Tesla and Nissan are the two major car companies that have fully invested in the electric car future. Tesla made it to the top with its Model S sedan that runs fully electric. Its CEO Elon Musk is a serial entrepreneur, and according to his previous profile in investment he sees the future better than most. His company Tesla plans to build a Gigafactory that will produce batteries for its cars and fulfill energy needs such as solar energy storage.
In the World Energy Innovation Forum at Tesla’s headquarters, he suggested last week that the world would need “hundreds” of those Gigafactories for producing batteries in the future, not all of which would be build by Tesla. While it’s likely that someone’s expertise will bring down the cost of each factory from $5 billion required to build the first one to a more affordable one.
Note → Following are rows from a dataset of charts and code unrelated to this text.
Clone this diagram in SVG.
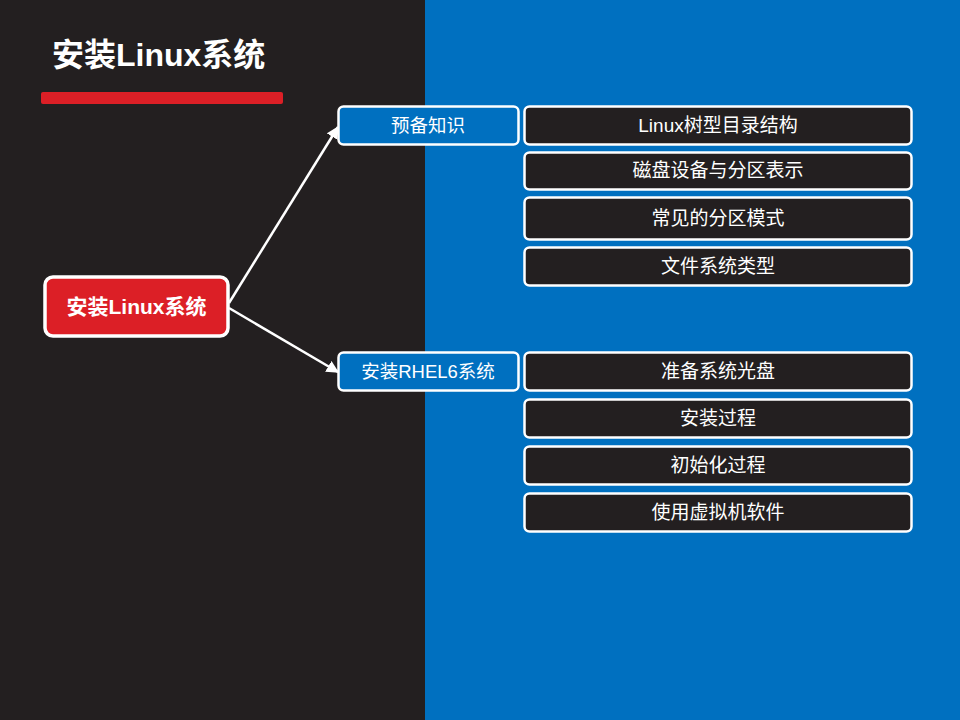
<svg xmlns="http://www.w3.org/2000/svg" width="960" height="720" viewBox="0 0 960 720">
<defs>
<marker id="ah" viewBox="0 0 10 10" refX="9" refY="5" markerWidth="5" markerHeight="5" orient="auto" markerUnits="strokeWidth">
<path d="M0,0 L10,5 L0,10 z" fill="#FFFFFF"/>
</marker>
<style>
text{font-family:"Liberation Sans","Noto Sans CJK SC",sans-serif;fill:#FFFFFF;text-anchor:middle}
.item rect{fill:#231F20;stroke:#FFFFFF;stroke-width:2.5}
.item text{font-size:19px}
.sub rect{fill:#0070C0;stroke:#FFFFFF;stroke-width:2.5}
.sub text{font-size:18.5px}
.conn{stroke:#FFFFFF;stroke-width:2.5;fill:none;marker-end:url(#ah)}
</style>
</defs>
<rect x="0" y="0" width="425" height="720" fill="#231F20"/>
<rect x="425" y="0" width="535" height="720" fill="#0070C0"/>
<text x="52" y="66" style="font-size:32px;font-weight:bold;text-anchor:start">安装Linux系统</text>
<rect x="41" y="92" width="242" height="12" rx="2" fill="#DC1F26"/>
<g id="connectors">
<line class="conn" x1="229" y1="303" x2="338" y2="127"/>
<line class="conn" x1="229" y1="308" x2="338" y2="372"/>
</g>
<g id="root">
<rect x="45" y="277" width="183" height="59" rx="8" fill="#DC1F26" stroke="#FFFFFF" stroke-width="3.5"/>
<text x="136.5" y="314" style="font-size:21px;font-weight:bold">安装Linux系统</text>
</g>
<g id="sub1" class="sub">
<rect x="338.5" y="106.5" width="180" height="38" rx="5"/>
<text x="428" y="132">预备知识</text>
</g>
<g id="sub2" class="sub">
<rect x="338.5" y="352.5" width="180" height="38" rx="5"/>
<text x="428" y="378">安装RHEL6系统</text>
</g>
<g id="i1" class="item"><rect x="524.5" y="106.5" width="387" height="38" rx="5"/><text x="718" y="132">Linux树型目录结构</text></g>
<g id="i2" class="item"><rect x="524.5" y="152.5" width="387" height="37" rx="5"/><text x="718" y="177">磁盘设备与分区表示</text></g>
<g id="i3" class="item"><rect x="524.5" y="197.5" width="387" height="42" rx="5"/><text x="718" y="225">常见的分区模式</text></g>
<g id="i4" class="item"><rect x="524.5" y="247.5" width="387" height="38" rx="5"/><text x="718" y="273">文件系统类型</text></g>
<g id="i5" class="item"><rect x="524.5" y="352.5" width="387" height="38" rx="5"/><text x="718" y="378">准备系统光盘</text></g>
<g id="i6" class="item"><rect x="524.5" y="399.5" width="387" height="38" rx="5"/><text x="718" y="425">安装过程</text></g>
<g id="i7" class="item"><rect x="524.5" y="446.5" width="387" height="38" rx="5"/><text x="718" y="472">初始化过程</text></g>
<g id="i8" class="item"><rect x="524.5" y="493.5" width="387" height="38" rx="5"/><text x="718" y="519">使用虚拟机软件</text></g>
</svg>
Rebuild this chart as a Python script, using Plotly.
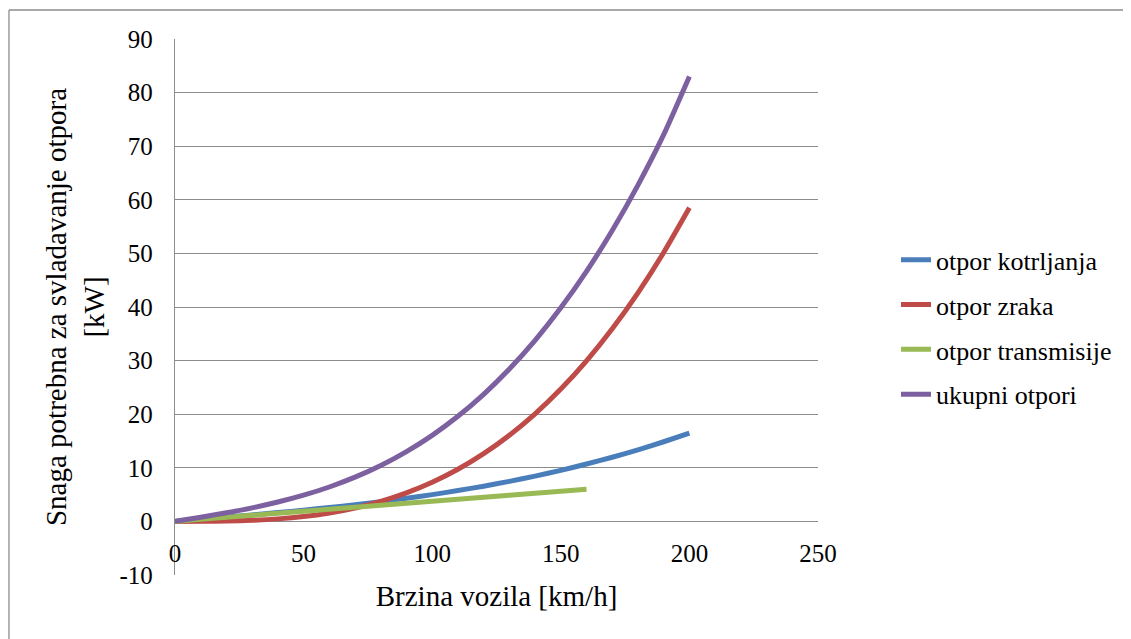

Musk’s words sent a shockwave through the industry. First, it means at least a trillion dollars of investment in battery plants over the coming decades. Second, it implied at least indirectly that those batteries won’t be a lot better than the ones Tesla uses today. However, there are still use cases for battery storage. Like small-scale solar, in residential and small business systems.
What Musk did not say, but should be clear to everyone is that the chance of an all-electric automobile fleet is still under discussion in the near future. Electric cars need to become cheaper than gasoline-powered cars while offering range and recharging sufficient enough to satisfy nearly everyone, everywhere. If a breakthrough in battery capacity were to occur such that one could offer a 300-mile electric car for less than $30,000 — and that car could be recharged in most parking lots, on many city streets, and with a Tesla-like Supercharger network accessible to it on all the highways, then it would make sense to buy an all electric car.